The rigs that I have chosen to look at actually says something about this I think. Test 03-01 is one of the tests on the dowel with only a simple baffle. Test 08-03 is a double boundary. Test 10-11 is a triple boundary. It seems that the more boundaries you have, the closer the sound is percieved to be at. Like I said though, I'm no expert. But this is what I found to be true.

1 comment:

us said...

Hi Mike--

This is a heck of an ambitious study. Let it be known that everything that is confusing in it can be traced to my bad advice.

Here are some crude building blocks as best as I can tell, quickly:

(1) Assuming the difference will be attributed to the mic rig, can one be sure that we can identify one recording as better at portraying a sense of "distance" compared to another? (This at least assumes same place, same mics, same sound impulse)

(2) If so, can we still discern the difference when two recording levels are used?

As recording level is increased (without over-modulation), one's sense of "reach" into space also increases. Playback loudness is very much connected to the amount of distance one can hear in a recording, because things in the distance are inherently quieter and quieter.

Lets assume we can tell that one rig works better because we can hear the reverb "tail" for a longer period of time before it dissolves into a constant field of background drones at the barn.

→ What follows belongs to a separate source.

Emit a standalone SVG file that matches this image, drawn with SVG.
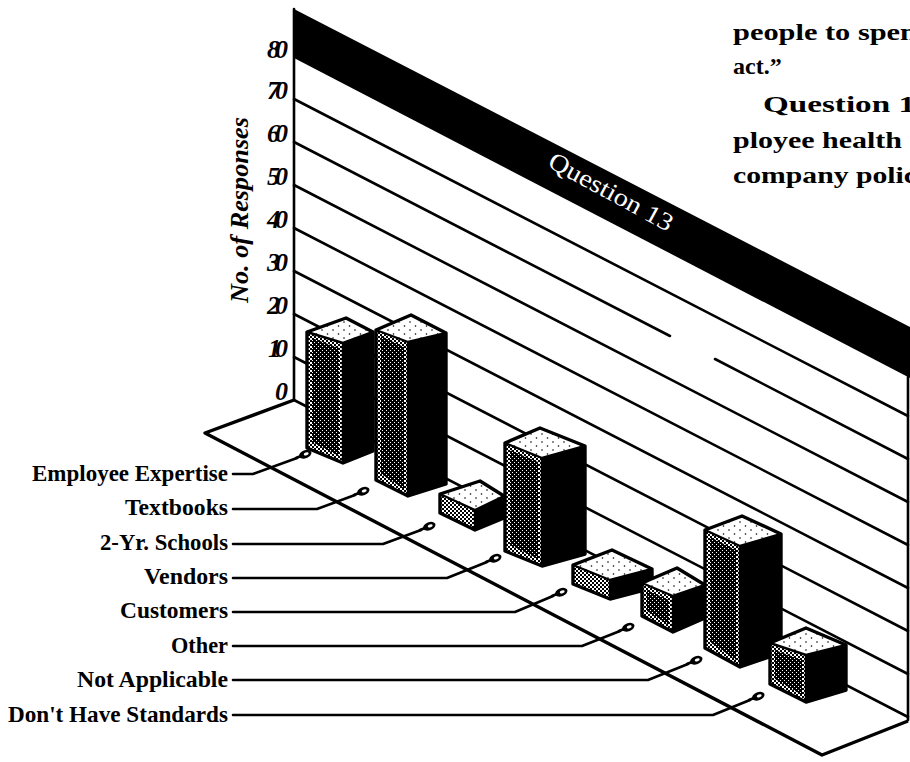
<svg xmlns="http://www.w3.org/2000/svg" xmlns:xlink="http://www.w3.org/1999/xlink" width="910" height="762" viewBox="0 0 910 762">
  <style>
    .ln { fill: none; stroke: #000; stroke-width: 2.6; stroke-linecap: round; stroke-linejoin: round; }
    .edge { fill: none; stroke: #000; stroke-width: 3.4; stroke-linejoin: round; }
    .inner { fill: none; stroke: #000; stroke-width: 2.4; stroke-linejoin: round; }
    .side { fill: #000; }
    .front { fill: url(#ht); }
    .shade { fill: url(#htd); }
    .top { fill: url(#speck); }
    .lab { font-family: "Liberation Serif", "DejaVu Serif", serif; font-weight: bold; font-size: 23px; fill: #000; text-anchor: end; }
    .num { font-family: "Liberation Serif", "DejaVu Serif", serif; font-weight: bold; font-style: italic; font-size: 26px; fill: #000; text-anchor: end; }
    .body { font-family: "Liberation Serif", "DejaVu Serif", serif; font-weight: bold; font-size: 24px; fill: #000; }
  </style>
  <defs>
    <!-- halftone fills for the bar faces -->
    <pattern id="ht" width="4" height="4" patternUnits="userSpaceOnUse">
      <rect width="4" height="4" fill="#000"/>
      <rect width="2" height="2" fill="#fff"/>
      <rect x="2" y="2" width="2" height="2" fill="#fff"/>
    </pattern>
    <pattern id="htd" width="4" height="4" patternUnits="userSpaceOnUse">
      <rect width="4" height="4" fill="#000"/>
      <rect width="1" height="1" fill="#fff"/>
      <rect x="2" y="2" width="1" height="1" fill="#fff"/>
    </pattern>
    <pattern id="speck" width="11" height="8" patternUnits="userSpaceOnUse">
      <rect width="11" height="8" fill="#fff"/>
      <circle cx="3" cy="2" r="0.8" fill="#000"/>
      <circle cx="8.5" cy="6" r="0.8" fill="#000"/>
    </pattern>
    <!-- little tag at the end of each leader line -->
    <g id="tag">
      <path d="M0,0 L6,0" stroke="#000" stroke-width="2.6" stroke-linecap="round"/>
      <ellipse cx="10" cy="0" rx="6.5" ry="4" fill="#000"/>
      <ellipse cx="11" cy="0" rx="2.6" ry="1.4" fill="#fff"/>
    </g>
  </defs>

  <rect width="910" height="762" fill="#fff"/>

  <!-- floor and back wall -->
  <g id="floor">
    <path class="edge" d="M294,400 L205,433 L822,755 L908,721"/>
  </g>
  <g id="wall">
    <path class="ln" d="M294,99 L908,416"/>
    <path class="ln" d="M294,142 L670,336"/>
    <path class="ln" d="M715,359 L908,459"/>
    <path class="ln" d="M294,185 L908,502"/>
    <path class="ln" d="M294,228 L908,545"/>
    <path class="ln" d="M294,271 L908,588"/>
    <path class="ln" d="M294,314 L908,631"/>
    <path class="ln" d="M294,357 L908,674"/>
    <path class="ln" d="M294,400 L908,717"/>
    <path class="ln" d="M908,377 L908,720"/>
    <polygon points="294,9 910,327 910,378 294,58" fill="#000"/>
    <path class="ln" d="M294,9 L294,400"/>
    <text transform="translate(611,192) rotate(28.5)" font-family="Liberation Serif, DejaVu Serif, serif" font-size="25" fill="#fff" text-anchor="middle" y="8" textLength="138" lengthAdjust="spacingAndGlyphs">Question 13</text>
  </g>

  <!-- value axis -->
  <g id="axis">
    <text class="num" x="288" y="58" textLength="21">80</text>
    <text class="num" x="288" y="99" textLength="21">70</text>
    <text class="num" x="288" y="142" textLength="21">60</text>
    <text class="num" x="288" y="185" textLength="21">50</text>
    <text class="num" x="288" y="228" textLength="21">40</text>
    <text class="num" x="288" y="271" textLength="21">30</text>
    <text class="num" x="288" y="314" textLength="21">20</text>
    <text class="num" x="288" y="357" textLength="20">10</text>
    <text class="num" x="288" y="400">0</text>
    <text transform="translate(248,210) rotate(-90)" font-family="Liberation Serif, DejaVu Serif, serif" font-style="italic" font-weight="bold" font-size="25" text-anchor="middle" textLength="186" lengthAdjust="spacingAndGlyphs">No. of Responses</text>
  </g>

  <!-- bars -->
  <g id="bar-employee-expertise">
    <polygon class="side" points="343,343 373,332 373,451 343,463"/>
    <polygon class="front" points="307,332 343,343 343,463 307,448"/>
    <polygon class="shade" points="312,338 339,348 339,456 312,442"/>
    <polygon class="top" points="307,332 346,318 373,332 343,343"/>
    <polygon class="edge" points="307,332 346,318 373,332 373,451 343,463 307,448"/>
    <path class="inner" d="M307,332 L343,343 L373,332 M343,343 L343,463"/>
  </g>
  <g id="bar-textbooks">
    <polygon class="side" points="408,342 446,333 446,484 408,496"/>
    <polygon class="front" points="376,330 408,342 408,496 376,480"/>
    <polygon class="shade" points="381,336 404,347 404,489 381,474"/>
    <polygon class="top" points="376,330 411,315 446,333 408,342"/>
    <polygon class="edge" points="376,330 411,315 446,333 446,484 408,496 376,480"/>
    <path class="inner" d="M376,330 L408,342 L446,333 M408,342 L408,496"/>
  </g>
  <g id="bar-2yr-schools">
    <polygon class="side" points="475,510 504,496 504,518 475,530"/>
    <polygon class="front" points="440,494 475,510 475,530 440,513"/>
    <polygon class="top" points="440,494 480,481 504,496 475,510"/>
    <polygon class="edge" points="440,494 480,481 504,496 504,518 475,530 440,513"/>
    <path class="inner" d="M440,494 L475,510 L504,496 M475,510 L475,530"/>
  </g>
  <g id="bar-vendors">
    <polygon class="side" points="542,458 585,446 585,554 542,566"/>
    <polygon class="front" points="505,443 542,458 542,566 505,551"/>
    <polygon class="shade" points="510,450 538,462 538,559 510,545"/>
    <polygon class="top" points="505,443 540,428 585,446 542,458"/>
    <polygon class="edge" points="505,443 540,428 585,446 585,554 542,566 505,551"/>
    <path class="inner" d="M505,443 L542,458 L585,446 M542,458 L542,566"/>
  </g>
  <g id="bar-customers">
    <polygon class="side" points="610,580 652,569 652,588 610,599"/>
    <polygon class="front" points="573,565 610,580 610,599 573,584"/>
    <polygon class="top" points="573,565 612,550 652,569 610,580"/>
    <polygon class="edge" points="573,565 612,550 652,569 652,588 610,599 573,584"/>
    <path class="inner" d="M573,565 L610,580 L652,569 M610,580 L610,599"/>
  </g>
  <g id="bar-other">
    <polygon class="side" points="673,596 705,585 705,618 673,632"/>
    <polygon class="front" points="642,583 673,596 673,632 642,616"/>
    <polygon class="shade" points="647,590 669,600 669,625 647,611"/>
    <polygon class="top" points="642,583 677,568 705,585 673,596"/>
    <polygon class="edge" points="642,583 677,568 705,585 705,618 673,632 642,616"/>
    <path class="inner" d="M642,583 L673,596 L705,585 M673,596 L673,632"/>
  </g>
  <g id="bar-not-applicable">
    <polygon class="side" points="740,546 781,534 781,653 740,667"/>
    <polygon class="front" points="705,530 740,546 740,667 705,648"/>
    <polygon class="shade" points="710,537 736,550 736,660 710,642"/>
    <polygon class="top" points="705,530 742,516 781,534 740,546"/>
    <polygon class="edge" points="705,530 742,516 781,534 781,653 740,667 705,648"/>
    <path class="inner" d="M705,530 L740,546 L781,534 M740,546 L740,667"/>
  </g>
  <g id="bar-dont-have-standards">
    <polygon class="side" points="806,655 846,645 846,690 806,702"/>
    <polygon class="front" points="770,643 806,655 806,702 770,684"/>
    <polygon class="shade" points="775,650 802,660 802,695 775,679"/>
    <polygon class="top" points="770,643 806,628 846,645 806,655"/>
    <polygon class="edge" points="770,643 806,628 846,645 846,690 806,702 770,684"/>
    <path class="inner" d="M770,643 L806,655 L846,645 M806,655 L806,702"/>
  </g>

  <!-- category labels -->
  <g id="labels">
    <text class="lab" x="228" y="481" textLength="196" lengthAdjust="spacingAndGlyphs">Employee Expertise</text>
    <text class="lab" x="228" y="515" textLength="103" lengthAdjust="spacingAndGlyphs">Textbooks</text>
    <text class="lab" x="228" y="550" textLength="128" lengthAdjust="spacingAndGlyphs">2-Yr. Schools</text>
    <text class="lab" x="228" y="584" textLength="84" lengthAdjust="spacingAndGlyphs">Vendors</text>
    <text class="lab" x="228" y="618" textLength="108" lengthAdjust="spacingAndGlyphs">Customers</text>
    <text class="lab" x="228" y="653" textLength="57" lengthAdjust="spacingAndGlyphs">Other</text>
    <text class="lab" x="228" y="687" textLength="151" lengthAdjust="spacingAndGlyphs">Not Applicable</text>
    <text class="lab" x="228" y="722" textLength="220" lengthAdjust="spacingAndGlyphs">Don't Have Standards</text>
  </g>

  <!-- leader lines from the labels to the floor -->
  <g id="connectors">
    <path class="ln" d="M233,474 H253 L297,458"/>
    <path class="ln" d="M233,509 H317 L355,495"/>
    <path class="ln" d="M233,544 H383 L421,530"/>
    <path class="ln" d="M233,578 H447 L487,562"/>
    <path class="ln" d="M233,612 H515 L553,596"/>
    <path class="ln" d="M233,646 H582 L620,631"/>
    <path class="ln" d="M233,680 H648 L688,664"/>
    <path class="ln" d="M233,715 H713 L750,700"/>
    <use xlink:href="#tag" transform="translate(296,458) rotate(-22)"/>
    <use xlink:href="#tag" transform="translate(354,495) rotate(-22)"/>
    <use xlink:href="#tag" transform="translate(420,530) rotate(-22)"/>
    <use xlink:href="#tag" transform="translate(486,562) rotate(-22)"/>
    <use xlink:href="#tag" transform="translate(552,596) rotate(-22)"/>
    <use xlink:href="#tag" transform="translate(619,631) rotate(-22)"/>
    <use xlink:href="#tag" transform="translate(687,664) rotate(-22)"/>
    <use xlink:href="#tag" transform="translate(749,700) rotate(-22)"/>
  </g>

  <!-- running text at the page edge -->
  <g id="page-text">
    <text class="body" x="733" y="40" textLength="184" lengthAdjust="spacingAndGlyphs">people to spen</text>
    <text class="body" x="733" y="74">act.”</text>
    <text class="body" x="763" y="112" textLength="152" lengthAdjust="spacingAndGlyphs">Question 1</text>
    <text class="body" x="733" y="148" textLength="169" lengthAdjust="spacingAndGlyphs">ployee health</text>
    <text class="body" x="733" y="183" textLength="184" lengthAdjust="spacingAndGlyphs">company polic</text>
  </g>
</svg>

To test if we can discern this between two rigs would require having the two rigs as close as possible to each other, the same mics and the exact same stimulus. Why? Because a louder impulse will produce an echo that remains above the masking of the background sounds longer.

In short, this test is a very tall order. We'd need a very large, extremely quiet location and perfectly repeatable impulses. Ideally, we like the reverb tail to blend into the self noise of the mics, and not into any background sounds, but short of that, not a loud factory next door. At this level of subtlety, I bet we could hear things in the recordings that the sonograms won't show.

Sorry about the wild reverb tail chase, Mike. We still learned something and most important, have justified going camping in order to perform some critical research. Rob D.